## [DESCRIPTION OF THE TASK]
Tally the lines of the data that include the word "this" and state the total, nothing else.

◇ ◇ ◇

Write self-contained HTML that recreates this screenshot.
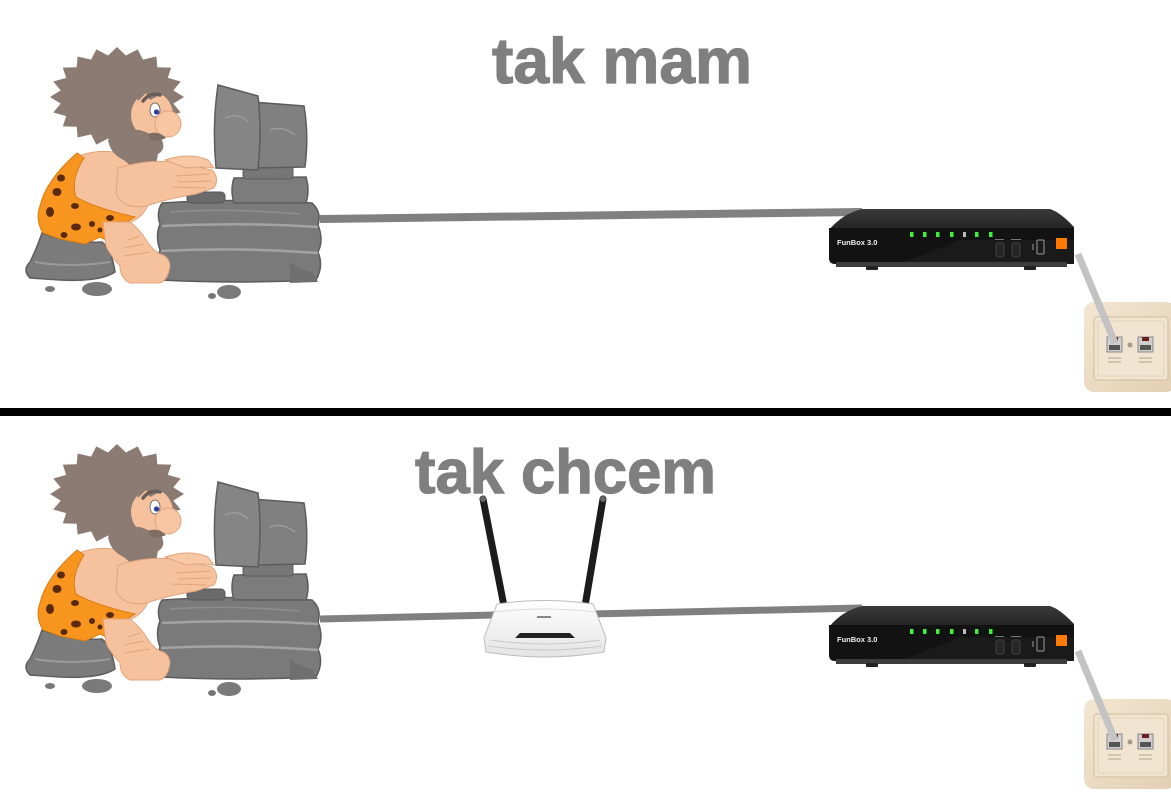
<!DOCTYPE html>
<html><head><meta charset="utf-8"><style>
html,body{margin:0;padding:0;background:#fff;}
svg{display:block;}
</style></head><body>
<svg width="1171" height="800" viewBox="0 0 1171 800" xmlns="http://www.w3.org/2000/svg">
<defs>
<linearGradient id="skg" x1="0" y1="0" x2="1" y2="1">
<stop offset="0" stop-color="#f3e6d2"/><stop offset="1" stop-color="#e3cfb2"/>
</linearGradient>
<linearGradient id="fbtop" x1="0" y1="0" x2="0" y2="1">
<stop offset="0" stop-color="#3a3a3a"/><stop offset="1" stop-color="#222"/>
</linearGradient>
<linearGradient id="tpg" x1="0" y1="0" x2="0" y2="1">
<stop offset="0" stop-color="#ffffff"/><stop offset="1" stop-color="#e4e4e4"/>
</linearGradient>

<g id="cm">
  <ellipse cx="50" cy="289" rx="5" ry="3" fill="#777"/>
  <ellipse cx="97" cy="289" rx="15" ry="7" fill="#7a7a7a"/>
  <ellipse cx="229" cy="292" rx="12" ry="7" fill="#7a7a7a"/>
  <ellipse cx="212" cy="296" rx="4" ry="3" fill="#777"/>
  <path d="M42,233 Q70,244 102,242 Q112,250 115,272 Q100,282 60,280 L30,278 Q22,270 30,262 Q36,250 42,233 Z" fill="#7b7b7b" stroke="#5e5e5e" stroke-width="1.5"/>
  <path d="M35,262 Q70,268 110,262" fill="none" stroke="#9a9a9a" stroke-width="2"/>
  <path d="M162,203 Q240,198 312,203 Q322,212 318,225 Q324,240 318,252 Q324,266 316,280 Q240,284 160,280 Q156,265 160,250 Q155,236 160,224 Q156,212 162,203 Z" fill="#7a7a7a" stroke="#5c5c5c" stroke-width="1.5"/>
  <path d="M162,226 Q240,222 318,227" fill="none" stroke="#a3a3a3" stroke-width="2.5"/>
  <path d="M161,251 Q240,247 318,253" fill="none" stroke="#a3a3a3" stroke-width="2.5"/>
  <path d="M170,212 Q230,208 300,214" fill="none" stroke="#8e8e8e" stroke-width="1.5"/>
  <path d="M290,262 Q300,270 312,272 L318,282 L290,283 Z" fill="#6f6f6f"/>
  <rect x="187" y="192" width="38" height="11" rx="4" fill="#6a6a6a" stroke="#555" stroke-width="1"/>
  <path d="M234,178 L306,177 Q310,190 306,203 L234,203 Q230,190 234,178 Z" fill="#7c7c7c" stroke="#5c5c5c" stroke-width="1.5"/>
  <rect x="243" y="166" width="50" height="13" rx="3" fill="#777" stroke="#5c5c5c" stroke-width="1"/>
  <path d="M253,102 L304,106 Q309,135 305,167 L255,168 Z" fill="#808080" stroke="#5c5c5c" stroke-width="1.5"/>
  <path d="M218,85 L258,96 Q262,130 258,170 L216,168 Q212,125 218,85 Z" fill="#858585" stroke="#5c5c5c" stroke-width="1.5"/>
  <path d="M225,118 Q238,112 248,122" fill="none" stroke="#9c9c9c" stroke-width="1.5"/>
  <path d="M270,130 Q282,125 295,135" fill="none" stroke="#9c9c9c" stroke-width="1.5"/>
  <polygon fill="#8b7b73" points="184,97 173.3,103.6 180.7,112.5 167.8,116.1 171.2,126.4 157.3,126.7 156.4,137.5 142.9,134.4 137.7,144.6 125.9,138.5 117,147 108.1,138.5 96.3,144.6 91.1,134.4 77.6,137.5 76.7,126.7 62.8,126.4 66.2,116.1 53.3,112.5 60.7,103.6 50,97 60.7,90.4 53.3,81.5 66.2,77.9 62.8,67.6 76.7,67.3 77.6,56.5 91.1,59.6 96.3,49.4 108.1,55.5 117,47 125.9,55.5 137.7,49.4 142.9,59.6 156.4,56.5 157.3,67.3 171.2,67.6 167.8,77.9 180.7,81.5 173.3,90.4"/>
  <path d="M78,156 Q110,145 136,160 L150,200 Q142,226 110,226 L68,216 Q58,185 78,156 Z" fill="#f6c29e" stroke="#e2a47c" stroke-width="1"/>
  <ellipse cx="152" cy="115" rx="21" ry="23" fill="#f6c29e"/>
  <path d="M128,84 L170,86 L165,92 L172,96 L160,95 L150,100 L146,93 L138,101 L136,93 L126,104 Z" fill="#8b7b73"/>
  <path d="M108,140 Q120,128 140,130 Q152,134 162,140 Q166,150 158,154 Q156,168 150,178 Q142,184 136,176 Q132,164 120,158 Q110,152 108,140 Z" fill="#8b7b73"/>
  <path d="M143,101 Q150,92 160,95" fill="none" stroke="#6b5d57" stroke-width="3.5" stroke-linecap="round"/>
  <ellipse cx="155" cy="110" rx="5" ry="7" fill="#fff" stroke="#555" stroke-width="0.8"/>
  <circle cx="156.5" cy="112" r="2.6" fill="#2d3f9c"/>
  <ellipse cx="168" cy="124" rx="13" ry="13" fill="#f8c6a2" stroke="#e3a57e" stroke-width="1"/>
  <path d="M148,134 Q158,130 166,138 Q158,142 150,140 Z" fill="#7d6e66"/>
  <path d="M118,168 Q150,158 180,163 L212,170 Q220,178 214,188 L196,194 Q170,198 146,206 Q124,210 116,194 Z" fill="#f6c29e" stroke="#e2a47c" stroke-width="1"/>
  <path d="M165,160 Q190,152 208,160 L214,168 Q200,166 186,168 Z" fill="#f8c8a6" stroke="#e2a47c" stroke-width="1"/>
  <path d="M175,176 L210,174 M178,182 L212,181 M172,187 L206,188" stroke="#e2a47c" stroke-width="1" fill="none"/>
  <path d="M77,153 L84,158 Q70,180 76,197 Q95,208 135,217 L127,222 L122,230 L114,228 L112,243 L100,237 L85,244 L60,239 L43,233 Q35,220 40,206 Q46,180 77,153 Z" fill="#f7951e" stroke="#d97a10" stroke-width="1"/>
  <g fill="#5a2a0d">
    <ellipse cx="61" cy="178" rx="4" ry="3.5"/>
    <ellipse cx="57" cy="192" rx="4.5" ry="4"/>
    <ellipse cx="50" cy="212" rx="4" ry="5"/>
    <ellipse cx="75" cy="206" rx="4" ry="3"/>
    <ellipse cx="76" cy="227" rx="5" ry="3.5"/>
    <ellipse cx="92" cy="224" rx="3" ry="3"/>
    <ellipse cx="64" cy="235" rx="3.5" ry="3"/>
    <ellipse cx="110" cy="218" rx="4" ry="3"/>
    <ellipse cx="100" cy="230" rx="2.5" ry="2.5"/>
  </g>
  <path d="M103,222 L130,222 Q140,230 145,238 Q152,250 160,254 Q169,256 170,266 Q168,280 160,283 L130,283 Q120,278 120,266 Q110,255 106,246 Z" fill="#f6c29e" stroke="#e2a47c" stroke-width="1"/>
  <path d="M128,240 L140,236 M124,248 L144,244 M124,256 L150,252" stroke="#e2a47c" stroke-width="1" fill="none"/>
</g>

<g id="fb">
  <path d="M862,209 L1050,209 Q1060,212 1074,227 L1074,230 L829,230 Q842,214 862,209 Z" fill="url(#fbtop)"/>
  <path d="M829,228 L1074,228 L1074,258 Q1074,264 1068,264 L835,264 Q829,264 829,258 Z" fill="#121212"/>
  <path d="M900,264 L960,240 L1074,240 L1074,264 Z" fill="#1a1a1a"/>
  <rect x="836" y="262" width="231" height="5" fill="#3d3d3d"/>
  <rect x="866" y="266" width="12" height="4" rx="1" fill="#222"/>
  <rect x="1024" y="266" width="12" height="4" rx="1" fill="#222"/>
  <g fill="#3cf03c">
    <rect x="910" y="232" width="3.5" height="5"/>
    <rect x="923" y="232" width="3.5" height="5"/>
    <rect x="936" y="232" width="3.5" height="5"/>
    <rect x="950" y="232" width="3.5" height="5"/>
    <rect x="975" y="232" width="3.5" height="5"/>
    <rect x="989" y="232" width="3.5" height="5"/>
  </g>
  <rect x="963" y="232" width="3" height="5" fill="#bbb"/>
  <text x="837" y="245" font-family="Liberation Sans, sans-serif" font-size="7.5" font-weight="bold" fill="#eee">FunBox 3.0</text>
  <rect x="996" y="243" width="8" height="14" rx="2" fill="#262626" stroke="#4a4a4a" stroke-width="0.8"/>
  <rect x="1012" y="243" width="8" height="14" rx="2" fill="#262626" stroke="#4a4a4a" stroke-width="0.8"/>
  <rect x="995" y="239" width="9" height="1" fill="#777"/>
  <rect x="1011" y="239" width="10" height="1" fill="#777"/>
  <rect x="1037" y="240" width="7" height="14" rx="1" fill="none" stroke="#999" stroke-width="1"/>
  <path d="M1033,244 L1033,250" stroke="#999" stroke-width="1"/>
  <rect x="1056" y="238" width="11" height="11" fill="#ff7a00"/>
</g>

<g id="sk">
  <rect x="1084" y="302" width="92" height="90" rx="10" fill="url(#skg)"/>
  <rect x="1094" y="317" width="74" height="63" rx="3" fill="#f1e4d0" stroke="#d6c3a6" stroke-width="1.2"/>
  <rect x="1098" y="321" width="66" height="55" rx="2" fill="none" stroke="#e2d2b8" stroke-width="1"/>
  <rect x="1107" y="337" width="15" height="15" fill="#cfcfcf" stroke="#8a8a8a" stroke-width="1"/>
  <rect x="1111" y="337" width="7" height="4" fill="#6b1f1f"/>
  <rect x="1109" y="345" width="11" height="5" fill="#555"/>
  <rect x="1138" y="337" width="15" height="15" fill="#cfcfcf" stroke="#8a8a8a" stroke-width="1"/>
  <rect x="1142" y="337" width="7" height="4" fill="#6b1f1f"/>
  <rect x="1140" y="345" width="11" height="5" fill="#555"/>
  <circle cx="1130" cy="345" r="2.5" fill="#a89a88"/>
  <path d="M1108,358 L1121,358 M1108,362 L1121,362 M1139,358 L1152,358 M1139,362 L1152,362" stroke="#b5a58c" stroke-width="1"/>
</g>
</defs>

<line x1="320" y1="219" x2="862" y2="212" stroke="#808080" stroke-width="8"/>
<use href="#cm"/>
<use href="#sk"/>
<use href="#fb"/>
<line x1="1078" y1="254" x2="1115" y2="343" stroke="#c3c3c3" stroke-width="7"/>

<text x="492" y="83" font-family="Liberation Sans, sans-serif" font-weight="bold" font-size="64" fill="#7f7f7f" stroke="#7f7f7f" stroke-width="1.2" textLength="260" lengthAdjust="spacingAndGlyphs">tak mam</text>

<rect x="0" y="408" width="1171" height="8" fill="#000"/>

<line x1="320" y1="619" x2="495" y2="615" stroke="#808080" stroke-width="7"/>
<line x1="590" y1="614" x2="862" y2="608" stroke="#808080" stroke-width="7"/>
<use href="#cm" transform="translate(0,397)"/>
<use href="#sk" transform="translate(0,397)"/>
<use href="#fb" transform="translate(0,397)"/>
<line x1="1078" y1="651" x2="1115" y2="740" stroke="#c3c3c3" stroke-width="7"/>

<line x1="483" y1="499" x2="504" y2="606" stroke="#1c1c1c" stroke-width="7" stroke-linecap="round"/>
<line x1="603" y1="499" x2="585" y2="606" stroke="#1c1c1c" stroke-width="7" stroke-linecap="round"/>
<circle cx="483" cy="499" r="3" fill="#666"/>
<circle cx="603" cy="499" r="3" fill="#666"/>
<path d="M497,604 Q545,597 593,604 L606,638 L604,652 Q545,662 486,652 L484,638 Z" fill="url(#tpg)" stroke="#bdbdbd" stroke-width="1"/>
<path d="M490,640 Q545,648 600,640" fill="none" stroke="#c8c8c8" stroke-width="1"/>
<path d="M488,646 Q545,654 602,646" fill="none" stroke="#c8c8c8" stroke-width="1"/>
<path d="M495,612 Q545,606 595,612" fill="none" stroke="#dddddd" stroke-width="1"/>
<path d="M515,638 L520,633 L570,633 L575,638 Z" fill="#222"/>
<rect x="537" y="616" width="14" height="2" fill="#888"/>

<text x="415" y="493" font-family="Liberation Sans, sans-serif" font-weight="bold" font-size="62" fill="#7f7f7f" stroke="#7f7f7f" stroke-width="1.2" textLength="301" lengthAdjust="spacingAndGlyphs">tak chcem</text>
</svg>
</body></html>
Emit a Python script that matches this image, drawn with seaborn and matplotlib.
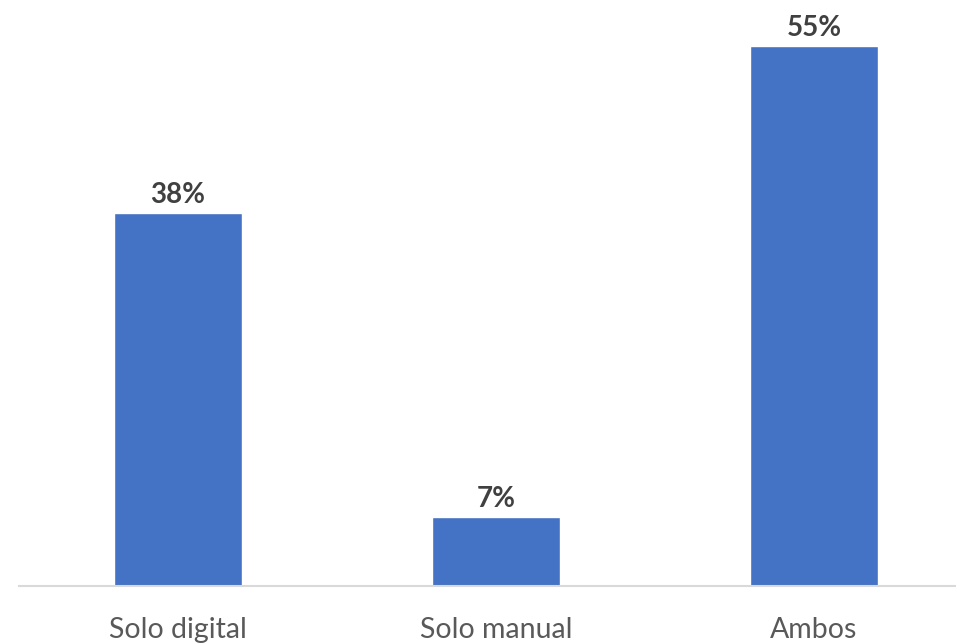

◇ ◇ ◇

## [ANSWER TO THE PROBLEM]
2